Monday, March 26, 2007

song of the week: shores of california (for lady quinoa)

And that is why a girl is called a tease
And that is why a guy is called a sleaze
And that's why god made escort agencies
One life to live and mace and GHB

It’s not flashy or jaw-dropping and so you might be forgiven for judging Shores of California as just a nifty little album-filler. But to my mind, it is the definitive Dresden Dolls song - and they didn't even play it the last time I saw them. *sigh*

The song’s chord-plunking, drum-bashing introduction, opens on a little battle-whoop from lead-singer Amanda, and instantly you know you are listening to something different.

But this isn’t a love story or a personal lament (as none of the Dolls songs really are, surely?) No, Amanda and Brian are telling you a story and the beginning is quiet, so listen carefully.

Amanda’s vocal performance on the first verse is a characteristic collection of softly lingering hushes and staccato whispers, gradually peeling back to reveal the full force of those pipes.

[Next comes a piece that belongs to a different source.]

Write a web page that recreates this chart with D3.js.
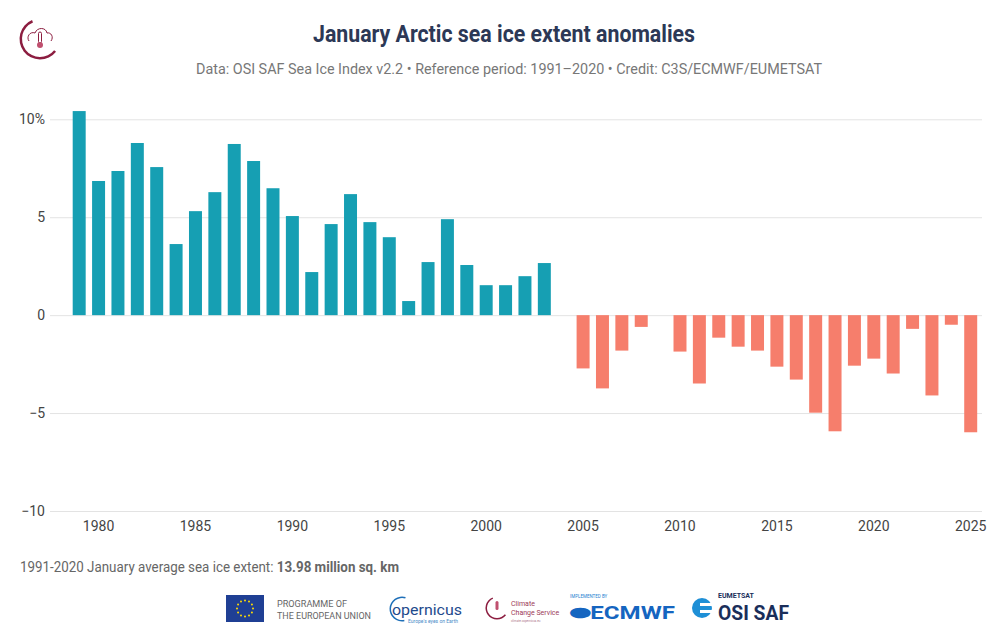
<!DOCTYPE html>
<html>
<head>
<meta charset="utf-8">
<script src="https://cdn.jsdelivr.net/npm/d3@7"></script>
<style>
  body { margin: 0; background: #fff; }
  text { font-family: Roboto, "Liberation Sans", sans-serif; }
</style>
</head>
<body>
<script>
// data (anomaly in % of 1991-2020 mean)
var years = d3.range(1979, 2026);
var anomalies = [
  10.42, 6.85, 7.36, 8.79, 7.56, 3.63, 5.31, 6.28, 8.74, 7.87,
  6.48, 5.06, 2.20, 4.65, 6.18, 4.75, 3.98, 0.72, 2.71, 4.90,
  2.56, 1.53, 1.53, 1.99, 2.66, 0.0, -2.72, -3.74, -1.81, -0.60,
  0.0, -1.86, -3.49, -1.15, -1.61, -1.81, -2.63, -3.29, -4.98, -5.93,
  -2.58, -2.22, -2.98, -0.70, -4.10, -0.49, -5.98
];
var yTicks = [-10, -5, 0, 5, 10];
var xTicks = [1980, 1985, 1990, 1995, 2000, 2005, 2010, 2015, 2020, 2025];

var w = 997, h = 632;
var teal = "#169fb3", salmon = "#f67e6c";

var svg = d3.select("body").append("svg")
    .attr("width", w)
    .attr("height", h);

// scales
var x = d3.scaleBand()
    .domain(years)
    .range([69.5, 980.4])
    .paddingInner(0.33)
    .paddingOuter(0.165);

var y = d3.scaleLinear()
    .domain([-10, 10])
    .range([511, 119.3]);

// gridlines
svg.append("g")
  .selectAll("line")
  .data(yTicks)
  .enter()
  .append("line")
  .attr("x1", 50)
  .attr("x2", 982)
  .attr("y1", function(d){ return y(d) + 0.5; })
  .attr("y2", function(d){ return y(d) + 0.5; })
  .attr("stroke", "#e3e3e3")
  .attr("stroke-width", 1);

// y axis labels
svg.append("g")
  .selectAll("text")
  .data(yTicks)
  .enter()
  .append("text")
  .attr("x", 45)
  .attr("y", function(d){ return y(d) + 5; })
  .attr("text-anchor", "end")
  .attr("font-size", 14)
  .attr("fill", "#444")
  .text(function(d){
    if (d === 10) return "10%";
    return d < 0 ? "\u2212" + Math.abs(d) : d;
  });

// bars
var data = years.map(function(yr, i){ return {year: yr, value: anomalies[i]}; });

svg.append("g")
  .selectAll("rect")
  .data(data)
  .enter()
  .append("rect")
  .attr("x", function(d){ return x(d.year); })
  .attr("width", x.bandwidth())
  .attr("y", function(d){ return d.value >= 0 ? y(d.value) : y(0); })
  .attr("height", function(d){ return Math.abs(y(d.value) - y(0)); })
  .attr("fill", function(d){ return d.value >= 0 ? teal : salmon; });

// x axis labels
svg.append("g")
  .selectAll("text")
  .data(xTicks)
  .enter()
  .append("text")
  .attr("x", function(d){ return x(d) + x.bandwidth() / 2; })
  .attr("y", 531)
  .attr("text-anchor", "middle")
  .attr("font-size", 14)
  .attr("fill", "#444")
  .text(function(d){ return d; });

// title + subtitle
svg.append("text")
  .attr("x", 504)
  .attr("y", 42)
  .attr("text-anchor", "middle")
  .attr("font-size", 23)
  .attr("font-weight", "bold")
  .attr("fill", "#2c3856")
  .attr("textLength", 382)
  .attr("lengthAdjust", "spacingAndGlyphs")
  .text("January Arctic sea ice extent anomalies");

svg.append("text")
  .attr("x", 509)
  .attr("y", 74)
  .attr("text-anchor", "middle")
  .attr("font-size", 15)
  .attr("fill", "#777")
  .attr("textLength", 626)
  .attr("lengthAdjust", "spacingAndGlyphs")
  .text("Data: OSI SAF Sea Ice Index v2.2 \u2022 Reference period: 1991\u20132020 \u2022 Credit: C3S/ECMWF/EUMETSAT");

// footnote
var foot = svg.append("text")
  .attr("x", 20)
  .attr("y", 572)
  .attr("font-size", 14)
  .attr("fill", "#666")
  .attr("textLength", 379)
  .attr("lengthAdjust", "spacingAndGlyphs");
foot.append("tspan").text("1991-2020 January average sea ice extent: ");
foot.append("tspan").attr("font-weight", "bold").text("13.98 million sq. km");

// top-left C3S-style logo
var logo = svg.append("g").attr("transform", "translate(40,39)");
logo.append("path")
  .attr("d", d3.arc()({innerRadius: 18, outerRadius: 20.5, startAngle: -0.4, endAngle: -Math.PI - 0.9}))
  .attr("fill", "#8c1d40");
logo.append("path")
  .attr("d", "M-11,2 C-14,-2 -10,-8 -5,-6 C-3,-12 6,-12 7,-6 C11,-7 14,-2 11,2")
  .attr("fill", "none").attr("stroke", "#8c1d40").attr("stroke-width", 1);
logo.append("rect").attr("x", -1.5).attr("y", -7).attr("width", 3).attr("height", 11)
  .attr("rx", 1.5).attr("fill", "none").attr("stroke", "#8c1d40");
logo.append("circle").attr("cx", 0).attr("cy", 6).attr("r", 3).attr("fill", "#c0506f");

// bottom logos (simplified)
var lg = svg.append("g");
lg.append("rect").attr("x", 226).attr("y", 595).attr("width", 38).attr("height", 27).attr("fill", "#1f3f94");
d3.range(12).forEach(function(i){
  var a = i / 12 * 2 * Math.PI;
  lg.append("circle")
    .attr("cx", 245 + 8 * Math.cos(a))
    .attr("cy", 608.5 + 8 * Math.sin(a))
    .attr("r", 1).attr("fill", "#ffdd00");
});
lg.append("text").attr("x", 277).attr("y", 607).attr("font-size", 9).attr("fill", "#666")
  .attr("textLength", 70).attr("lengthAdjust", "spacingAndGlyphs").text("PROGRAMME OF");
lg.append("text").attr("x", 277).attr("y", 619).attr("font-size", 9).attr("fill", "#666")
  .attr("textLength", 94).attr("lengthAdjust", "spacingAndGlyphs").text("THE EUROPEAN UNION");

lg.append("path")
  .attr("d", d3.arc()({innerRadius: 11, outerRadius: 12.5, startAngle: 0.3, endAngle: -Math.PI - 0.2}))
  .attr("transform", "translate(402,609)")
  .attr("fill", "#1e6fb8");
lg.append("text").attr("x", 392).attr("y", 615).attr("font-size", 15).attr("fill", "#1e4a8c")
  .attr("textLength", 70).attr("lengthAdjust", "spacingAndGlyphs").text("opernicus");
lg.append("text").attr("x", 408).attr("y", 623).attr("font-size", 5).attr("fill", "#4a8cc8").text("Europe's eyes on Earth");

lg.append("path")
  .attr("d", d3.arc()({innerRadius: 10, outerRadius: 11.5, startAngle: -0.4, endAngle: -Math.PI - 0.9}))
  .attr("transform", "translate(497,608)")
  .attr("fill", "#8c1d40");
lg.append("rect").attr("x", 495.5).attr("y", 601).attr("width", 3).attr("height", 9).attr("rx", 1.5).attr("fill", "#c0506f");
lg.append("text").attr("x", 511).attr("y", 606).attr("font-size", 7).attr("fill", "#9c3a58").text("Climate");
lg.append("text").attr("x", 511).attr("y", 615).attr("font-size", 7).attr("fill", "#9c3a58").text("Change Service");
lg.append("text").attr("x", 511).attr("y", 622).attr("font-size", 3).attr("fill", "#b07a8c").text("climate.copernicus.eu");

lg.append("text").attr("x", 570).attr("y", 598).attr("font-size", 4.5).attr("fill", "#1e7fd0").text("IMPLEMENTED BY");
lg.append("text").attr("x", 570).attr("y", 619).attr("font-size", 19).attr("font-weight", "bold").attr("fill", "#1565c0")
  .attr("textLength", 105).attr("lengthAdjust", "spacingAndGlyphs").text("\u2b2cECMWF");

lg.append("circle").attr("cx", 702).attr("cy", 608).attr("r", 10).attr("fill", "#1e8fd6");
lg.append("rect").attr("x", 700).attr("y", 603).attr("width", 12).attr("height", 3).attr("fill", "#fff");
lg.append("rect").attr("x", 700).attr("y", 610).attr("width", 12).attr("height", 3).attr("fill", "#fff");
lg.append("text").attr("x", 718).attr("y", 598).attr("font-size", 7).attr("font-weight", "bold").attr("fill", "#1a2e5a").text("EUMETSAT");
lg.append("text").attr("x", 718).attr("y", 620).attr("font-size", 20).attr("font-weight", "bold").attr("fill", "#1a2e5a")
  .attr("textLength", 71).attr("lengthAdjust", "spacingAndGlyphs").text("OSI SAF");
</script>
</body>
</html>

You hear her gasps and breaths between lines on the production – she is in the room with you, alternately breathing down your neck and spitting in your coffee. The jaunty little piano accompaniment is like a musical accompaniment to a silent film telling the endlessly replicated sex-comedy of boy-meets-girl. Boy wants to see girl undressed. Girl searches in vain for that ‘fickle little bitch romance’ (nice assonance). Girl disappoints boy. Boy disappoints girl. Shame.

The first chorus is delivered with such understatement you barely even notice it: a series of delicately played piano chords as Brian sits on his drumsticks and wait for the verses to kick in again. Amanda delivers her lines like a governess explaining a well-worn parable to her receptive charges; 'That’s the way it is in Minnesota, And that’s the way it is in Oklahoma

The story continues with the simultaneous cat and mouse of the bass chasing the tail of of the melody, gradually escalating into a series of roly-poly piano scales, before exploding into thumping percussion and jingle-jangle piano, played like a Vegas show-tune standard. By the second chorus, there’s the sense that any minute now, Amanda or Brian will stand on their chairs, hands aloft, yelling ‘All together now! Clap your hands! Sing along if you know the words!'

A thumping, disjointed, aggressive little middle-eight, all fidgety piano and sulky drumming, confidently resolves for a bridge of crashing crescendos and clatter-happy cymbals. And then we get another throwaway verse before that wry, nasty, little line; The girls are crying…The boys are masturbating’, supported by Brian’s beautifully androgynous backing vocals.

The beauty of this song is that it transforms the fodder for all major pop songs (boy meets girl, boy misunderstands girl, girl misunderstands boy, girl cries, boy calls girl a slut anyway) into a bittersweet ditty that is both a barrel of laughs and a cruel slap in the face. It turns the never-ending confusions between girls and boys, which are deep and tragic when they happen to you, into a pathetically funny little anthropological puzzle, culminating in a grand old sing-along that’s served with a smile and a side-order of bile. There is nobody like The Dresden Dolls, and if there was, they couldn't ever possibly be as good.